Tuesday, December 22, 2015
The Grinch at Toys are Us.
I met a real life Grinch.
The Grinch was obsessed with material things. The Grinch thought the number of packages and piles of presents was the most important thing about Christmas. The Grinch also thought that my idea to focus my energy this Christmas and reduce the amount of 'stuff' was stupid and awful and would ruin my kids' Christmas.
The Grinch showed me all of the toys in all of the aisles of Toys R Us and pointed to carts overflowing with shiny gadgets and gizmos. The Grinch reminded me that Alex loves trucks and there is an entire aisle of them! And if I'm going to get a train toy, shouldn't I get mega wooden set that looks so perfect on the box and will last for years? The Grinch looked at the two small boxes I had chosen and scoffed. How could an amazing Christmas morning come from those?
"Don't you want Christmas to be magical?
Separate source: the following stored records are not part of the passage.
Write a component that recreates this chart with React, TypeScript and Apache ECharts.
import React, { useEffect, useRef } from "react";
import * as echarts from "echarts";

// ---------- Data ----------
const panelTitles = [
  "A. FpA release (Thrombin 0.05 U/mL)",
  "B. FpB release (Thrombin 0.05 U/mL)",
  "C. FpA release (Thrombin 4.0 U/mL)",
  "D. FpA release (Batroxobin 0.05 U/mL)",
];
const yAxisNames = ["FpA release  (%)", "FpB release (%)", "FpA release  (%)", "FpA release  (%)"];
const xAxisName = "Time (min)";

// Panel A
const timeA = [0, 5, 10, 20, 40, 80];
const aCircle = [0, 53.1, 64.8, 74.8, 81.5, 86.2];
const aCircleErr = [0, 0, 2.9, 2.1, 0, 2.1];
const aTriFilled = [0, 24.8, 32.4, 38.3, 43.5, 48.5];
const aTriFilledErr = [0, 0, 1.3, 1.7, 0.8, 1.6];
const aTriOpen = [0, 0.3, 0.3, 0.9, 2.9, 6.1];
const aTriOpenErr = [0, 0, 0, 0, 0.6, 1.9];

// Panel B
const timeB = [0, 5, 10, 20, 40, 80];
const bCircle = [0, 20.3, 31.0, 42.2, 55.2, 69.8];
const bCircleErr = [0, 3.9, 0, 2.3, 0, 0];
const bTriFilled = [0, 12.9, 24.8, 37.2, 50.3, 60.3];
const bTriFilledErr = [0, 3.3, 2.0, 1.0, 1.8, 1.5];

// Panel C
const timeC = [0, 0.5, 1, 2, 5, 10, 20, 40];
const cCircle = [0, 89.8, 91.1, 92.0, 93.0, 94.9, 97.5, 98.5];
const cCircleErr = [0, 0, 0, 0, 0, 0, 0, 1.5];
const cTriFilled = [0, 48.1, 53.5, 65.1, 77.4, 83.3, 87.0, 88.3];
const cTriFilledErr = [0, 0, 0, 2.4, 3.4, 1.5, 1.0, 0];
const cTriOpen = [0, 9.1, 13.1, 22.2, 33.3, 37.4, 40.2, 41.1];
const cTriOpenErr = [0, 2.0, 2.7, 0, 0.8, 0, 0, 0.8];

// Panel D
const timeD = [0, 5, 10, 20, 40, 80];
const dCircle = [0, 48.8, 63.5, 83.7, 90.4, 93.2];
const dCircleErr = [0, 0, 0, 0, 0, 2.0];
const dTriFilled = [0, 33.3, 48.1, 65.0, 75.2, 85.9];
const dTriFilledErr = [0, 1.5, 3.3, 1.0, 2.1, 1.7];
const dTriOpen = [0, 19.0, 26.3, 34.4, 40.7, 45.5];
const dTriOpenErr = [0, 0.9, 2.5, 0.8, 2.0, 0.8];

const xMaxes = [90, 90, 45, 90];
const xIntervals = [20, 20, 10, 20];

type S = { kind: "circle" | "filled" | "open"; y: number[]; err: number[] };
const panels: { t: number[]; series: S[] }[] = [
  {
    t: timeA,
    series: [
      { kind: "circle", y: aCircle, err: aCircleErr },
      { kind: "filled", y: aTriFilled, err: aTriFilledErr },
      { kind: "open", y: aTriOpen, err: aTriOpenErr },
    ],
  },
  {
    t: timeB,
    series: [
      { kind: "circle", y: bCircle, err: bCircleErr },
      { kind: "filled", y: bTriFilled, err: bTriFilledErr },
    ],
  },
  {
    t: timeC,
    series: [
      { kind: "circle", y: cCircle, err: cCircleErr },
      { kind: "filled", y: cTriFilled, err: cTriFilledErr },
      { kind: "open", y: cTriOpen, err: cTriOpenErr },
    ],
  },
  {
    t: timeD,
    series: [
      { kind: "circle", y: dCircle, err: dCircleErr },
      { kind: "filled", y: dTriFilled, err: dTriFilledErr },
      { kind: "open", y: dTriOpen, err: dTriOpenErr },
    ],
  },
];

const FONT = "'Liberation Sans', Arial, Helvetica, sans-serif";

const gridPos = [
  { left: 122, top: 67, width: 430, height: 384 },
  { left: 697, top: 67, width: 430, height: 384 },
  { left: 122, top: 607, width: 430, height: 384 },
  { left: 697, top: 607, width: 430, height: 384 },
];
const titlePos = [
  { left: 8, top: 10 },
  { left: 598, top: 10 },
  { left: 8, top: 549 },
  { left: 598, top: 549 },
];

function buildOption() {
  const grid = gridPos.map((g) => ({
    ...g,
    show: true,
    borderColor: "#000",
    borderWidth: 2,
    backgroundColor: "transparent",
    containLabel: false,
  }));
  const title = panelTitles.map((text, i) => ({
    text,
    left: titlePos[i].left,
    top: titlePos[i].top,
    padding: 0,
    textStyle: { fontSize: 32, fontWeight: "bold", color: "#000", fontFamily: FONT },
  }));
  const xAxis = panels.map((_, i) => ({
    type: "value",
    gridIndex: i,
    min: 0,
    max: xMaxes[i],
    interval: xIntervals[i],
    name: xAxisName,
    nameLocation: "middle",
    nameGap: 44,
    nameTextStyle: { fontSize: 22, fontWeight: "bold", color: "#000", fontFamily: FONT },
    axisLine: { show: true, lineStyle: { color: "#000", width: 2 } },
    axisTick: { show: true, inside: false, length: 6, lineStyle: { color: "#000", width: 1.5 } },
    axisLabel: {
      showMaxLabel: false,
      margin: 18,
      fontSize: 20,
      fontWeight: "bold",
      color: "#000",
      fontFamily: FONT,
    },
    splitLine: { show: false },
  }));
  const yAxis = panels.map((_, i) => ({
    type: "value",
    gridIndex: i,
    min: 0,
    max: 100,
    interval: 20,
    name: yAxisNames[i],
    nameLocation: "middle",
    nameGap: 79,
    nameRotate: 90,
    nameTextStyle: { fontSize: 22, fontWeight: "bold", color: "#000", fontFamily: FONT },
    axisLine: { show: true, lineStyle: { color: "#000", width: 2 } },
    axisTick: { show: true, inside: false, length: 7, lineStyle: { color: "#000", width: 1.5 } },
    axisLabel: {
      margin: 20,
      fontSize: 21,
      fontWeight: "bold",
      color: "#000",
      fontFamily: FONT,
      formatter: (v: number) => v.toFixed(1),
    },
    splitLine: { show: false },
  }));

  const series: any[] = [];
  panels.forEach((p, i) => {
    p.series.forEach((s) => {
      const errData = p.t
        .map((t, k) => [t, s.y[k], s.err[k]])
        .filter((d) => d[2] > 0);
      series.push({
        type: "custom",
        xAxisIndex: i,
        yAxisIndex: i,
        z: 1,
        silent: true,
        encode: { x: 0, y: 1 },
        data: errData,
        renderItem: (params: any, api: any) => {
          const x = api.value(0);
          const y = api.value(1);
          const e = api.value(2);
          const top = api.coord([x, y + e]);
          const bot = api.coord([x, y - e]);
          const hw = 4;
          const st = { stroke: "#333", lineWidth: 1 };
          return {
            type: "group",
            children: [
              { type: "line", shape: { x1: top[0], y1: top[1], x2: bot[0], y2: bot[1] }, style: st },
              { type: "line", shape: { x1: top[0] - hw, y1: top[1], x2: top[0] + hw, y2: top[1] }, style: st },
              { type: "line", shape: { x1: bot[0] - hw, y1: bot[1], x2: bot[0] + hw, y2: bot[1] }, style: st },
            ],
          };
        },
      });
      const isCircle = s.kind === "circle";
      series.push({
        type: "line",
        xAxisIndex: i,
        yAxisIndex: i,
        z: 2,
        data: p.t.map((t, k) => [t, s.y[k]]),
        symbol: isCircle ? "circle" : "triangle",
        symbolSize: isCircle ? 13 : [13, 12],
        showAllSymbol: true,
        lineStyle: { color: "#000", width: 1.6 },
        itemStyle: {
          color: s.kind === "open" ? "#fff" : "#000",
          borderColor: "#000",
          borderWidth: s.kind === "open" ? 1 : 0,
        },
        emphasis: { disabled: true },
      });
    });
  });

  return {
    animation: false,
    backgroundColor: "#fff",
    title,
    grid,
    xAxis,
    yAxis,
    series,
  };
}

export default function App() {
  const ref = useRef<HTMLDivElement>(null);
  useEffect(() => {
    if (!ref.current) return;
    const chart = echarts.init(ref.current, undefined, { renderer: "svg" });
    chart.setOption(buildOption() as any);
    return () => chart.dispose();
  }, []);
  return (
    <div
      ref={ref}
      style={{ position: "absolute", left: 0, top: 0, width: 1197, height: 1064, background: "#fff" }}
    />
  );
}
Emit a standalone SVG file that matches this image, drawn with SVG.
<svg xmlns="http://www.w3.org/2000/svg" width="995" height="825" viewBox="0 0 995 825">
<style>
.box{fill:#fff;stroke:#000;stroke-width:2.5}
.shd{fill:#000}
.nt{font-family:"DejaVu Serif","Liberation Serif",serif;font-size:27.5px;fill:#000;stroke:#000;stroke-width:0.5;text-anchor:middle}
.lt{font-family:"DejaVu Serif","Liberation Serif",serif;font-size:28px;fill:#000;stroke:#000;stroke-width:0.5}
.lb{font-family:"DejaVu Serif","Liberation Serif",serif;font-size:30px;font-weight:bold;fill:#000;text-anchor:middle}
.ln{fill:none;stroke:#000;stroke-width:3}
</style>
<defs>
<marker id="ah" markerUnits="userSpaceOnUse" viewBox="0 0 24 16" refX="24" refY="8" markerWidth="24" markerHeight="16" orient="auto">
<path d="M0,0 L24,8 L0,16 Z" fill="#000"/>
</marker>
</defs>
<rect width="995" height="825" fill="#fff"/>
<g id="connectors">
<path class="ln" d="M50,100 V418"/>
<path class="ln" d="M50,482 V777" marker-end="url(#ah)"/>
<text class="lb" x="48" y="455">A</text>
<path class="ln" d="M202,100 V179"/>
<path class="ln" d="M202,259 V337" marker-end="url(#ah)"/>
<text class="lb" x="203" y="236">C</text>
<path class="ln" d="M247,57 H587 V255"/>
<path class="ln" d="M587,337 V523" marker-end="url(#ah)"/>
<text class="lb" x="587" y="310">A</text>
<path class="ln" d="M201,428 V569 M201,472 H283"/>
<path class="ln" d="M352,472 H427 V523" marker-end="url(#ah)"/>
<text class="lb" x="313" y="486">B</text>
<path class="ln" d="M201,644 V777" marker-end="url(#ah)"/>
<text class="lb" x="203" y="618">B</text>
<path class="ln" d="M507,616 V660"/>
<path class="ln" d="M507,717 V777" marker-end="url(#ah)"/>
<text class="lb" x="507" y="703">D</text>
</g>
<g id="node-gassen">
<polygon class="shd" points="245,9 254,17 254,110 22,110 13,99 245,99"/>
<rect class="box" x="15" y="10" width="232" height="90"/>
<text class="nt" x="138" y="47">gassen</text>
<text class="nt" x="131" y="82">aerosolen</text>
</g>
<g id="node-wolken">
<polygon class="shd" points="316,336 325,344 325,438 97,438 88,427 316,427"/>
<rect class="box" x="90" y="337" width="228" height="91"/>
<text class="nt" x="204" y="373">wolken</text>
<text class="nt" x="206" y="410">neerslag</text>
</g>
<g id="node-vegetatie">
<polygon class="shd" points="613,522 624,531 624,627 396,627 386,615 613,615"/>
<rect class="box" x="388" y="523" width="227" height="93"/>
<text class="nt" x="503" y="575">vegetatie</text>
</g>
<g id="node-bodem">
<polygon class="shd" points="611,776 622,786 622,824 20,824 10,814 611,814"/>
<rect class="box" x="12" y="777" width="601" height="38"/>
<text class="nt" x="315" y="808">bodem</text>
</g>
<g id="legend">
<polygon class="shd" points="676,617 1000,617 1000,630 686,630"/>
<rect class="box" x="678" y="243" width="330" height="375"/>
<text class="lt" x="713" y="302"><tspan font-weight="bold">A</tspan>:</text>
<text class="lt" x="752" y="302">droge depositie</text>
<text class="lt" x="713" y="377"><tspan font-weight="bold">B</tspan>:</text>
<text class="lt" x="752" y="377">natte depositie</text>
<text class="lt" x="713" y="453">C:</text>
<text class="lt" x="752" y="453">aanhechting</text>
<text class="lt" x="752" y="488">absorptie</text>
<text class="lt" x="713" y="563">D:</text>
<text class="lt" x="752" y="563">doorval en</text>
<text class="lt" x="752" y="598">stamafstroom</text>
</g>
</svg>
A Christmas morning that's beautiful and abundant?" The Grinch hissed at me. "Your kids are too little to understand the concept of "Less but Better" or the idea of being intentional, all they will think is you don't care or are stingy." Then the Grinch took an even lower blow. "Other people have gotten your kids all kinds of things, they might like them better than you."
In case you didn't know, that Grinch was me.
As I walked out of Toys R' Us I was almost shaking with anxiety and conflict. the heart of which was this:
I want my kids to understand my values of people over things, quality of quantity, and owning only what we love and can manage.
I want my kids to have a beautiful, and fulfilling Christmas.
I want them to receive gifts they can love and cherish and enjoy, and not more. And that's harder than it seems.
I don't want to be the counterculture hipster family that doesn't 'do' presents, and like most parents I don't want my children to feel deprived.
Almost everyone agrees that the meaning of Christmas, even beyond its celebration as a Christian holiday, is not material things. I have yet to meet anyone who proclaims to celebrate Christmas as a time to frantically buy material objects to give to other people who may or may not want or need them. Yet it seems that's how many people experience it.
Even the quote I shared at the start of the post... Maybe Christmas doesn't come from a store, but have you tried participating without visiting a store (Amazon counts!). After my toy exchange I was happy and excited. These are toys my children will enjoy! These are good toys that will get a new life!
But as I stood in line at Toys R Us, all I could think was 'who gives used toys to their kids for Christmas? You aren't that poor! Are you really that cheap and lame?
The logical side of my brain reminded myself that the VERY first thing I would do with a package was tear it off and throw it away, but the ingrained consumer in me balks. Not only that, logical engineer brain said, my kids are getting an absurd amount of awesome toys, one of which is huge and big and awesome and will last for years!
This year, I was able to walk out of Toys R us and eventually recover. I was able to wrap the gifts with love and anticipation and I'm looking forward to celebrating with my family. Still, I know that this is an internal struggle that is far from over.
I'd love thoughts and advice from others struggling with these issues.